In tense silence they watched the screens. The footage showed several more men entering the club. The males went through the restaurant, past the bar, disappearing through a door at the back. The surveillance team knew from their UC that the door led upstairs, but their surveillance did not extend into that area. Maddocks turned his focus to the footage showing the inside entrance of the restaurant. A woman had just come in. Alone. His body tightened, every nerve in his body suddenly on raw alert as he watched the female. Long hair fell in a sheen as she bent forward to talk to the hostess. The hostess pointed to the bar. The female turned. Shock slammed through Maddocks—Angie?

What in the hell?

Tension crackled through his veins. She seated herself on a barstool, ordered a drink, and began conversing with the female bartender. Slap-bang in the middle of their takedown operation. He had to get her out, stat. Shit. He rubbed his mouth hard. This was his fault. He’d given her too much information. She’d gone to see Milo Belkin, and Belkin was now dead. Had she gone to see Semyon Zagorsky as well?

Had Belkin and Zagorsky told her something that had brought her here?

Her presence inside that club could send the entire Aegis op sideways.

He should have turned her in to Takumi for everyone’s safety, including her own.
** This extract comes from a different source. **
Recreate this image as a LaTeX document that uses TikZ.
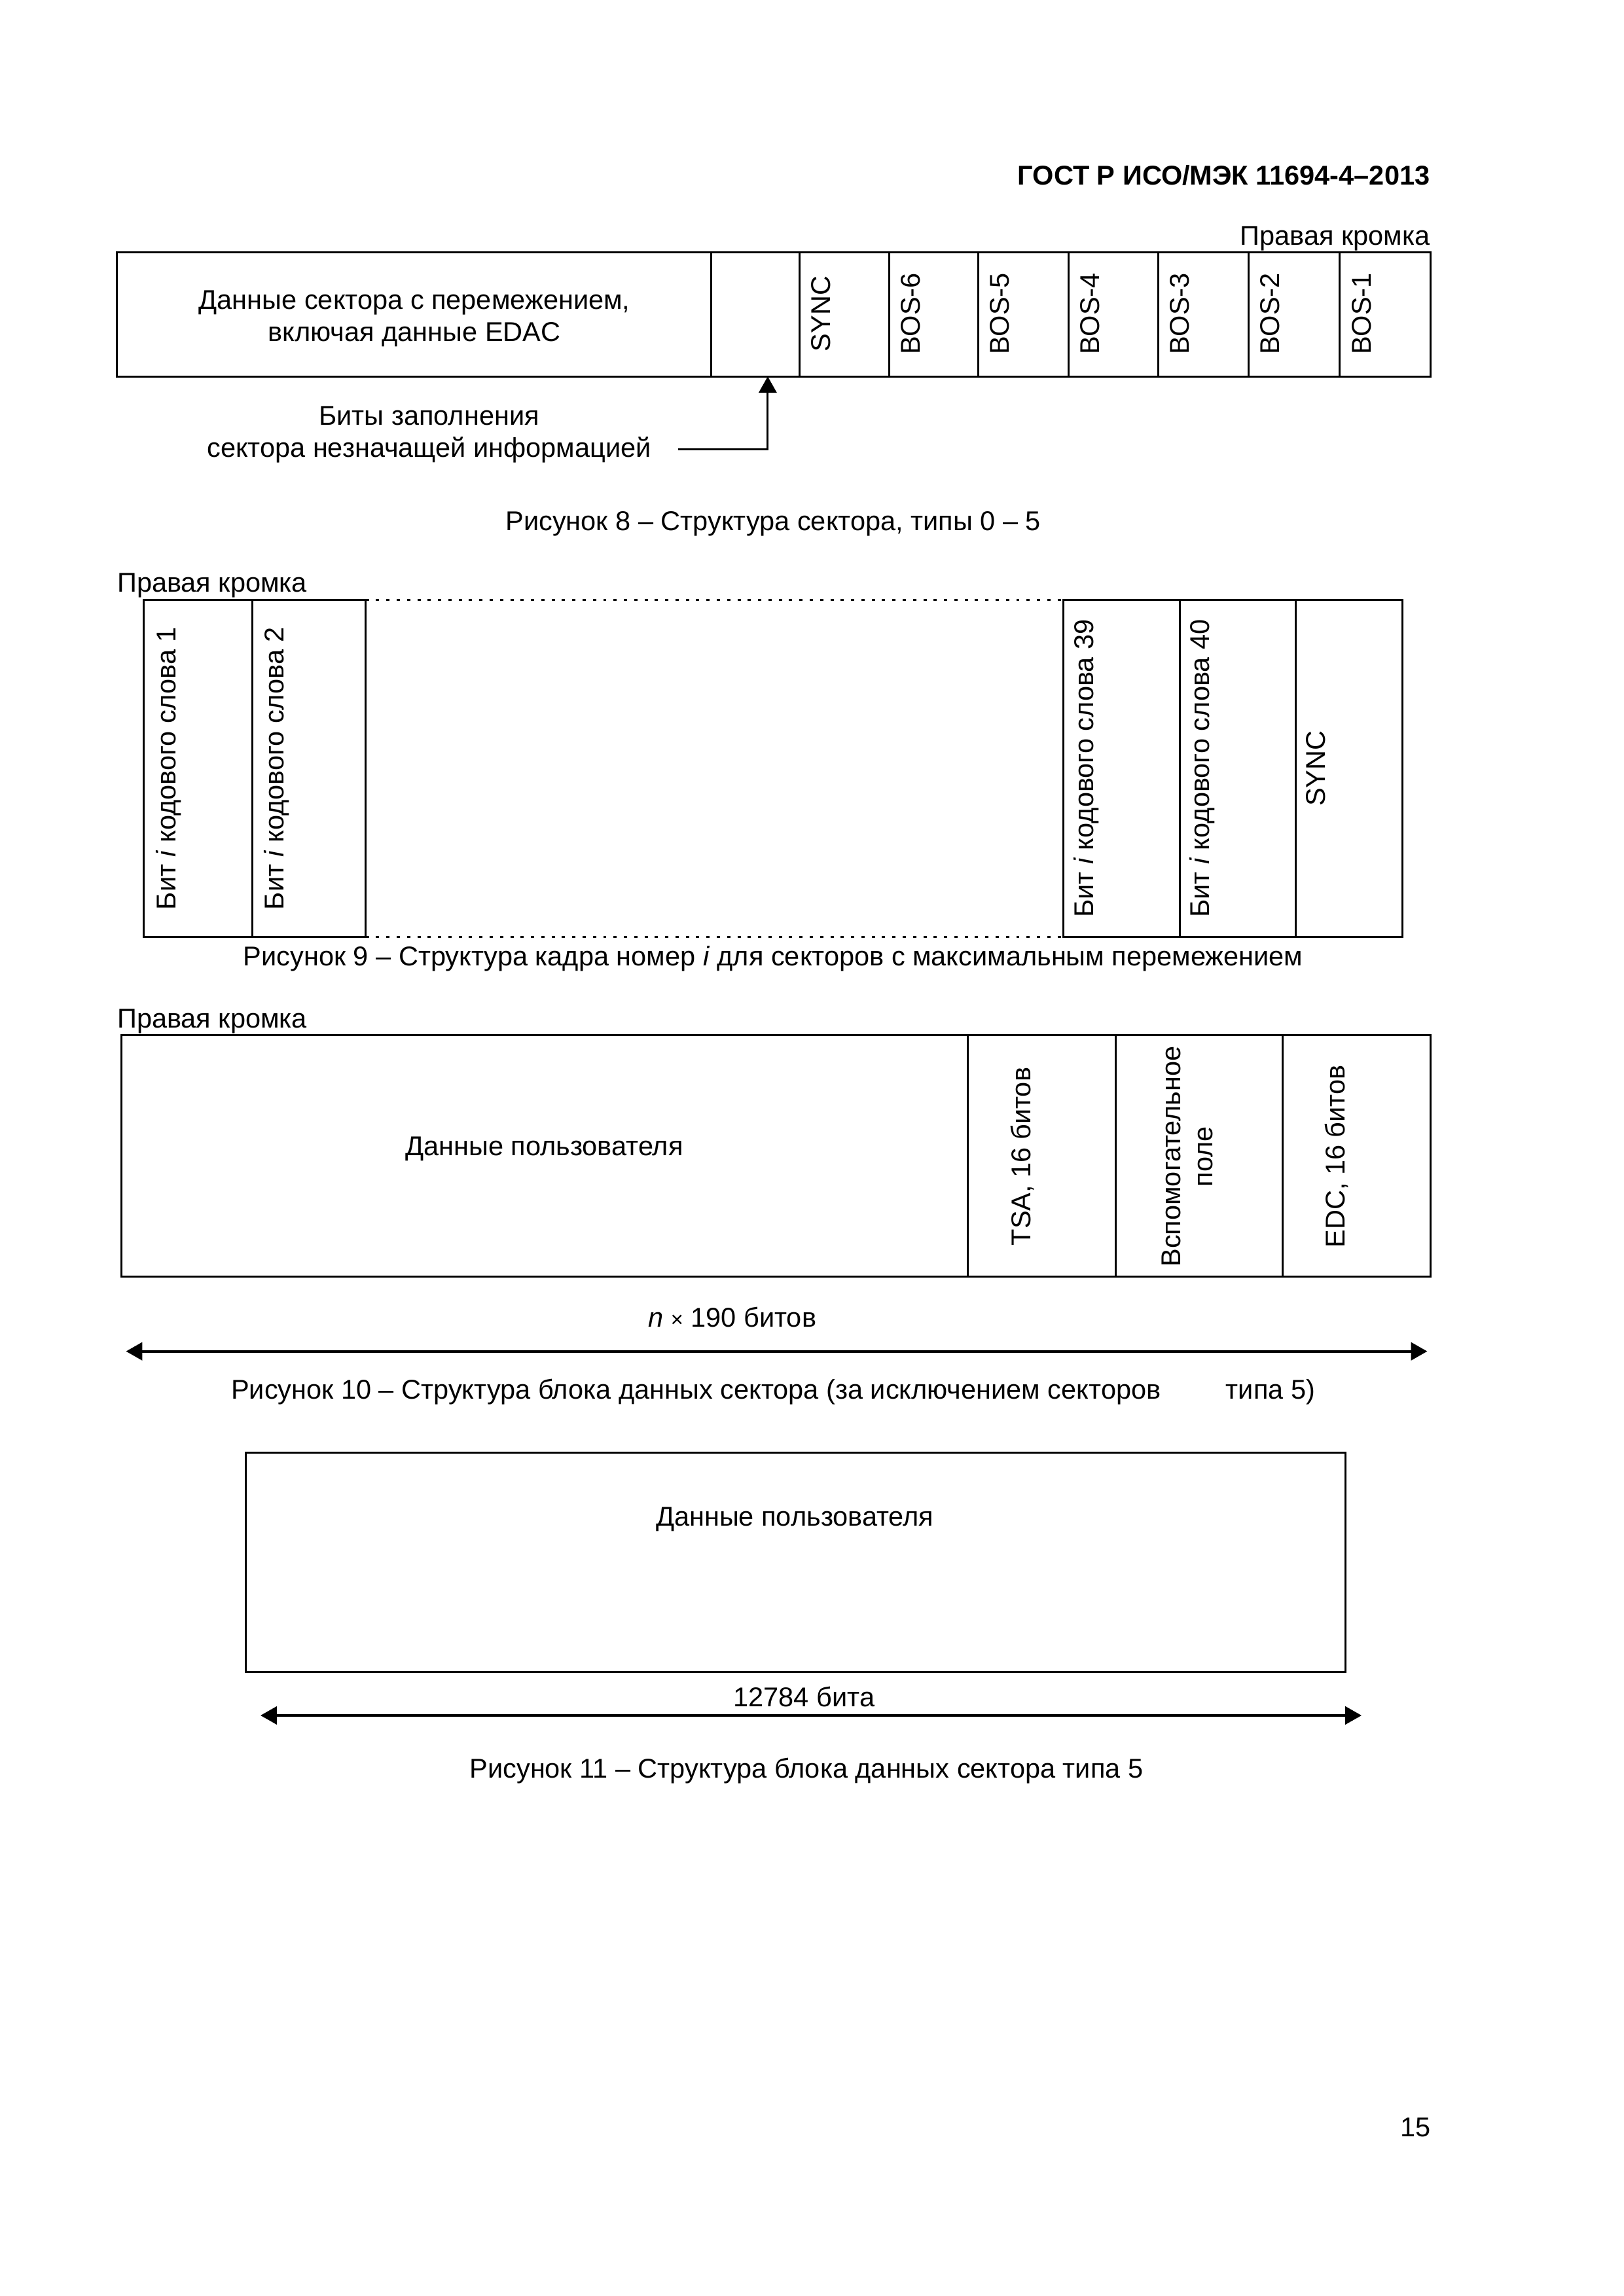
\documentclass[tikz,border=0pt]{standalone}
\usepackage{fontspec}
\setmainfont{Liberation Sans}
\usetikzlibrary{arrows.meta}

\tikzset{
    frame/.style={line width=0.7pt},
    gapline/.style={line width=0.7pt, dash pattern=on 1.2pt off 2.6pt},
    lbl/.style={font=\fontsize{10}{11.8}\selectfont, inner sep=0pt, align=center},
    hlbl/.style={lbl, yshift=-1pt},
    vlbl/.style={lbl, rotate=90},
    dimline/.style={line width=0.9pt, {Triangle[length=2.1mm,width=2.3mm]}-{Triangle[length=2.1mm,width=2.3mm]}},
    fillarrow/.style={line width=0.7pt, -{Triangle[length=2.1mm,width=2.3mm]}}
}

\begin{document}
\begin{tikzpicture}
    \useasboundingbox (0,0) rectangle (21,-29.7);
    \fill[white] (0,0) rectangle (21,-29.7);

    % Page header
    \node[hlbl, anchor=east, font=\fontsize{10}{12}\selectfont\bfseries] (head) at (18.50,-2.23) {ГОСТ Р ИСО/МЭК 11694-4–2013};

    % ==========================================
    % Figure 8: sector structure, types 0 - 5
    % ==========================================
    \begin{scope}
        \node[hlbl, anchor=east] (edge8) at (18.50,-3.05) {Правая кромка};

        % Frame and cells
        \draw[frame] (1.51,-3.26) rectangle (18.50,-4.87);
        \draw[frame] (9.20,-3.26) -- (9.20,-4.87);
        \draw[frame] (10.34,-3.26) -- (10.34,-4.87);
        \draw[frame] (11.50,-3.26) -- (11.50,-4.87);
        \draw[frame] (12.65,-3.26) -- (12.65,-4.87);
        \draw[frame] (13.82,-3.26) -- (13.82,-4.87);
        \draw[frame] (14.98,-3.26) -- (14.98,-4.87);
        \draw[frame] (16.15,-3.26) -- (16.15,-4.87);
        \draw[frame] (17.33,-3.26) -- (17.33,-4.87);

        % Cell labels
        \node[hlbl] (data8) at (5.36,-4.09) {Данные сектора с перемежением,\\включая данные EDAC};
        \node[vlbl] (sync8) at (10.62,-4.06) {SYNC};
        \node[vlbl] (bos6) at (11.78,-4.06) {BOS-6};
        \node[vlbl] (bos5) at (12.93,-4.06) {BOS-5};
        \node[vlbl] (bos4) at (14.10,-4.06) {BOS-4};
        \node[vlbl] (bos3) at (15.26,-4.06) {BOS-3};
        \node[vlbl] (bos2) at (16.43,-4.06) {BOS-2};
        \node[vlbl] (bos1) at (17.61,-4.06) {BOS-1};

        % Fill bits pointer
        \node[hlbl] (fillbits) at (5.55,-5.59) {Биты заполнения\\сектора незначащей информацией};
        \coordinate (fillfrom) at (8.77,-5.81);
        \coordinate (fillgap) at (9.93,-4.87);
        \draw[fillarrow] (fillfrom) -| (fillgap);

        \node[hlbl] (cap8) at (10.00,-6.74) {Рисунок 8 – Структура сектора, типы 0 – 5};
    \end{scope}

    % ==========================================
    % Figure 9: frame i, maximum interleaving
    % ==========================================
    \begin{scope}
        \node[hlbl, anchor=west] (edge9) at (1.51,-7.54) {Правая кромка};

        % Left block
        \draw[frame] (1.86,-7.76) rectangle (4.73,-12.12);
        \draw[frame] (3.26,-7.76) -- (3.26,-12.12);

        % Omitted words
        \draw[gapline] (4.73,-7.76) -- (13.75,-7.76);
        \draw[gapline] (4.73,-12.12) -- (13.75,-12.12);

        % Right block
        \draw[frame] (13.75,-7.76) rectangle (18.14,-12.12);
        \draw[frame] (15.26,-7.76) -- (15.26,-12.12);
        \draw[frame] (16.76,-7.76) -- (16.76,-12.12);

        \node[vlbl] (word1) at (2.18,-9.94) {Бит \textit{i} кодового слова 1};
        \node[vlbl] (word2) at (3.58,-9.94) {Бит \textit{i} кодового слова 2};
        \node[vlbl] (word39) at (14.05,-9.94) {Бит \textit{i} кодового слова 39};
        \node[vlbl] (word40) at (15.55,-9.94) {Бит \textit{i} кодового слова 40};
        \node[vlbl] (sync9) at (17.02,-9.94) {SYNC};

        \node[hlbl] (cap9) at (10.00,-12.37) {Рисунок 9 – Структура кадра номер \textit{i} для секторов с максимальным перемежением};
    \end{scope}

    % ==========================================
    % Figure 10: data block (not type 5)
    % ==========================================
    \begin{scope}
        \node[hlbl, anchor=west] (edge10) at (1.51,-13.18) {Правая кромка};

        \draw[frame] (1.57,-13.39) rectangle (18.50,-16.51);
        \draw[frame] (12.52,-13.39) -- (12.52,-16.51);
        \draw[frame] (14.43,-13.39) -- (14.43,-16.51);
        \draw[frame] (16.59,-13.39) -- (16.59,-16.51);

        \node[hlbl] (user10) at (7.04,-14.83) {Данные пользователя};
        \node[vlbl] (tsa) at (13.22,-14.96) {TSA, 16 битов};
        \node[vlbl] (aux) at (15.36,-14.96) {Вспомогательное\\поле};
        \node[vlbl] (edc) at (17.29,-14.96) {EDC, 16 битов};

        % Block length
        \node[hlbl] (len10) at (9.47,-17.00) {\textit{n} {\footnotesize ×} 190 битов};
        \coordinate (len10l) at (1.63,-17.48);
        \coordinate (len10r) at (18.46,-17.48);
        \draw[dimline] (len10l) -- (len10r);

        \node[hlbl] (cap10) at (10.00,-17.97) {Рисунок 10 – Структура блока данных сектора (за исключением секторов\hspace{2.4em}типа 5)};
    \end{scope}

    % ==========================================
    % Figure 11: data block, type 5
    % ==========================================
    \begin{scope}
        \draw[frame] (3.18,-18.79) rectangle (17.40,-21.63);
        \node[hlbl] (user11) at (10.28,-19.62) {Данные пользователя};

        % Block length
        \node[hlbl] (len11) at (10.40,-21.91) {12784 бита};
        \coordinate (len11l) at (3.37,-22.19);
        \coordinate (len11r) at (17.61,-22.19);
        \draw[dimline] (len11l) -- (len11r);

        \node[hlbl] (cap11) at (10.43,-22.87) {Рисунок 11 – Структура блока данных сектора типа 5};
    \end{scope}

    % Page number
    \node[hlbl] (page) at (18.31,-27.48) {15};
\end{tikzpicture}
\end{document}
This was why cops in relationships could never be partnered on the job—decisions were made out of emotion, not cold, dispassionate logic.

Maddocks’s heart raced as he considered his options. He reached into his pocket for his burner phone and dialed the number he had for her. No response. Number inactive. She had to have switched out phones when she checked out of her Coal Harbour hotel. He couldn’t go into the club, either, and haul her out—he’d blow the entire op himself. The girls could be killed. The UC’s life could be put on the line. Other officers, including Angie, would be placed in lethal danger.

He watched Angie write something on a piece of paper, secrete it between dollar bills, and push it toward the bartender. The bar woman pocketed the note and went to the far end of her counter. Angie then angled on her stool to watch the dancers as she finished her drink.